§ DIRECTIONS FOR THIS TASK
Pictures do not belong in your copy. Repeat all the other data exactly.

§ EXTRACTED ENTRIES
=-=-=-=-=
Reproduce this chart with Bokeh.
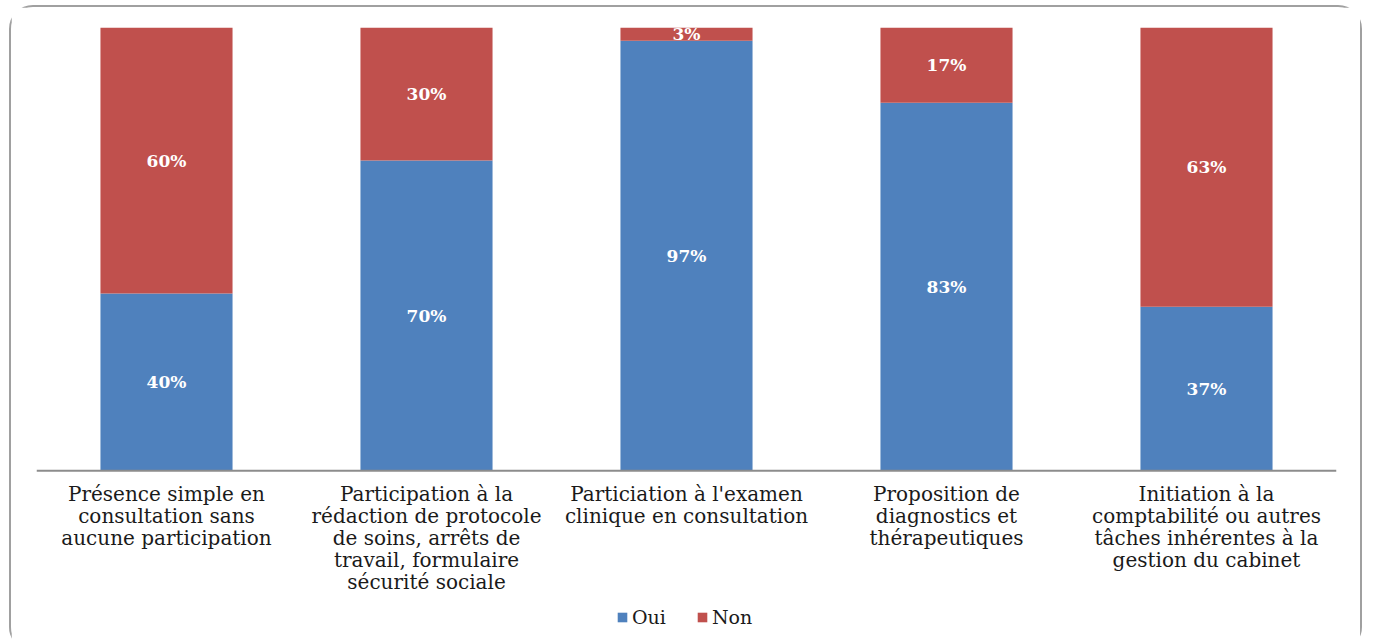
from bokeh.plotting import figure
from bokeh.models import FactorRange, Legend, LegendItem, ColumnDataSource, Span
from bokeh.embed import file_html
from bokeh.resources import INLINE
from bokeh.core.properties import value

categories = [
    "Présence simple en\nconsultation sans\naucune participation",
    "Participation à la\nrédaction de protocole\nde soins, arrêts de\ntravail, formulaire\nsécurité sociale",
    "Particiation à l'examen\nclinique en consultation",
    "Proposition de\ndiagnostics et\nthérapeutiques",
    "Initiation à la\ncomptabilité ou autres\ntâches inhérentes à la\ngestion du cabinet",
]
oui = [40, 70, 97, 83, 37]
non = [60, 30, 3, 17, 63]
series = ["Oui", "Non"]
colors = ["#4F81BD", "#C0504D"]

src = ColumnDataSource(dict(cat=categories, Oui=oui, Non=non))

# frame extends below the value axis so the category labels and legend live inside it
p = figure(x_range=FactorRange(*categories, range_padding=0), y_range=(-41.2, 100),
           width=1353, height=646, output_backend="svg", toolbar_location=None,
           min_border_left=25, min_border_right=28, min_border_top=20, min_border_bottom=0)
p.styles = {"border": "2px solid #a0a0a0", "border-radius": "24px",
            "margin-left": "9px", "margin-top": "5px"}

rs = p.vbar_stack(series, x="cat", width=0.508, color=colors, source=src, line_color=None)

# data labels
lab_cat, lab_y, lab_t = [], [], []
for c, o, n in zip(categories, oui, non):
    lab_cat += [c, c]
    lab_y += [o / 2, o + n / 2]
    lab_t += [f"{o}%", f"{n}%"]
p.text(x=lab_cat, y=lab_y, text=lab_t, text_align="center", text_baseline="middle",
       text_color="white", text_font=value("DejaVu Serif"), text_font_style="bold",
       text_font_size="17px")

# category axis line and labels
p.add_layout(Span(location=0, dimension="width", line_color="#8c8c8c", line_width=2))
p.text(x=categories, y=[0] * len(categories), text=categories, y_offset=11,
       text_align="center", text_baseline="top", text_color="#1a1a1a",
       text_font=value("DejaVu Serif"), text_font_size="20px", text_line_height=0.917)

p.xaxis.visible = False
p.yaxis.visible = False
p.xgrid.visible = False
p.ygrid.visible = False
p.outline_line_color = None

legend = Legend(items=[LegendItem(label=s, renderers=[r]) for s, r in zip(series, rs)],
                orientation="horizontal", location=(580, 25),
                padding=0, margin=0, border_line_color=None, background_fill_alpha=0,
                glyph_width=12, glyph_height=12, label_standoff=4, spacing=30,
                label_text_font="DejaVu Serif", label_text_font_size="19px",
                label_text_color="#1a1a1a")
p.add_layout(legend, "center")

open("out.html", "w").write(file_html(p, INLINE))
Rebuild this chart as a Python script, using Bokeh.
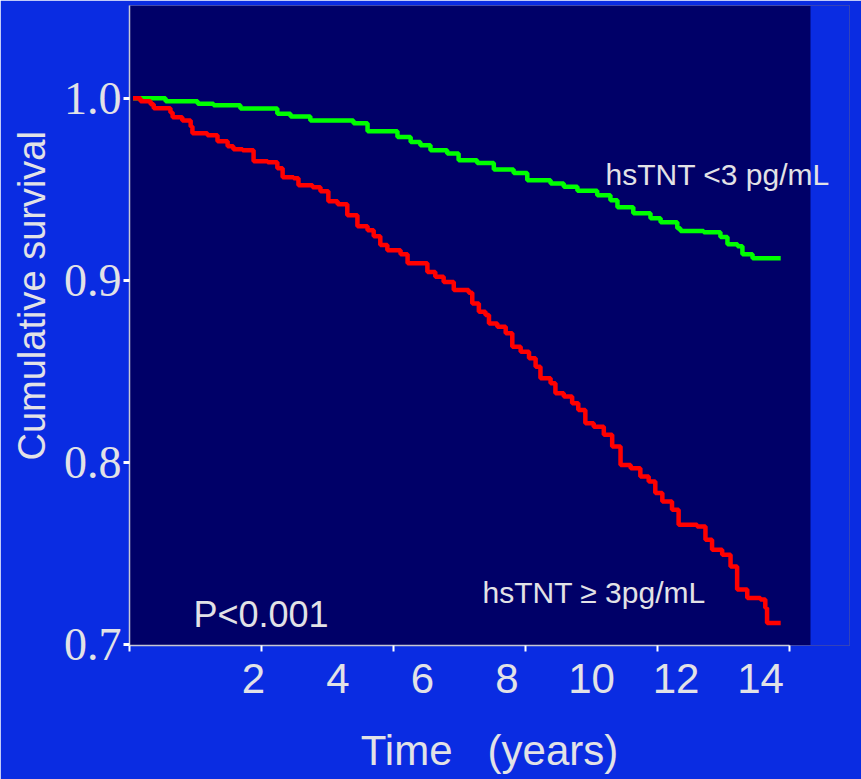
=-=-=-=-=
§ REPLY
Reproduce this chart with Bokeh.
from bokeh.plotting import figure
from bokeh.models import FactorRange, Legend, LegendItem, ColumnDataSource, Span
from bokeh.embed import file_html
from bokeh.resources import INLINE
from bokeh.core.properties import value

categories = [
    "Présence simple en\nconsultation sans\naucune participation",
    "Participation à la\nrédaction de protocole\nde soins, arrêts de\ntravail, formulaire\nsécurité sociale",
    "Particiation à l'examen\nclinique en consultation",
    "Proposition de\ndiagnostics et\nthérapeutiques",
    "Initiation à la\ncomptabilité ou autres\ntâches inhérentes à la\ngestion du cabinet",
]
oui = [40, 70, 97, 83, 37]
non = [60, 30, 3, 17, 63]
series = ["Oui", "Non"]
colors = ["#4F81BD", "#C0504D"]

src = ColumnDataSource(dict(cat=categories, Oui=oui, Non=non))

# frame extends below the value axis so the category labels and legend live inside it
p = figure(x_range=FactorRange(*categories, range_padding=0), y_range=(-41.2, 100),
           width=1353, height=646, output_backend="svg", toolbar_location=None,
           min_border_left=25, min_border_right=28, min_border_top=20, min_border_bottom=0)
p.styles = {"border": "2px solid #a0a0a0", "border-radius": "24px",
            "margin-left": "9px", "margin-top": "5px"}

rs = p.vbar_stack(series, x="cat", width=0.508, color=colors, source=src, line_color=None)

# data labels
lab_cat, lab_y, lab_t = [], [], []
for c, o, n in zip(categories, oui, non):
    lab_cat += [c, c]
    lab_y += [o / 2, o + n / 2]
    lab_t += [f"{o}%", f"{n}%"]
p.text(x=lab_cat, y=lab_y, text=lab_t, text_align="center", text_baseline="middle",
       text_color="white", text_font=value("DejaVu Serif"), text_font_style="bold",
       text_font_size="17px")

# category axis line and labels
p.add_layout(Span(location=0, dimension="width", line_color="#8c8c8c", line_width=2))
p.text(x=categories, y=[0] * len(categories), text=categories, y_offset=11,
       text_align="center", text_baseline="top", text_color="#1a1a1a",
       text_font=value("DejaVu Serif"), text_font_size="20px", text_line_height=0.917)

p.xaxis.visible = False
p.yaxis.visible = False
p.xgrid.visible = False
p.ygrid.visible = False
p.outline_line_color = None

legend = Legend(items=[LegendItem(label=s, renderers=[r]) for s, r in zip(series, rs)],
                orientation="horizontal", location=(580, 25),
                padding=0, margin=0, border_line_color=None, background_fill_alpha=0,
                glyph_width=12, glyph_height=12, label_standoff=4, spacing=30,
                label_text_font="DejaVu Serif", label_text_font_size="19px",
                label_text_color="#1a1a1a")
p.add_layout(legend, "center")

open("out.html", "w").write(file_html(p, INLINE))
Rebuild this chart as a Python script, using Bokeh.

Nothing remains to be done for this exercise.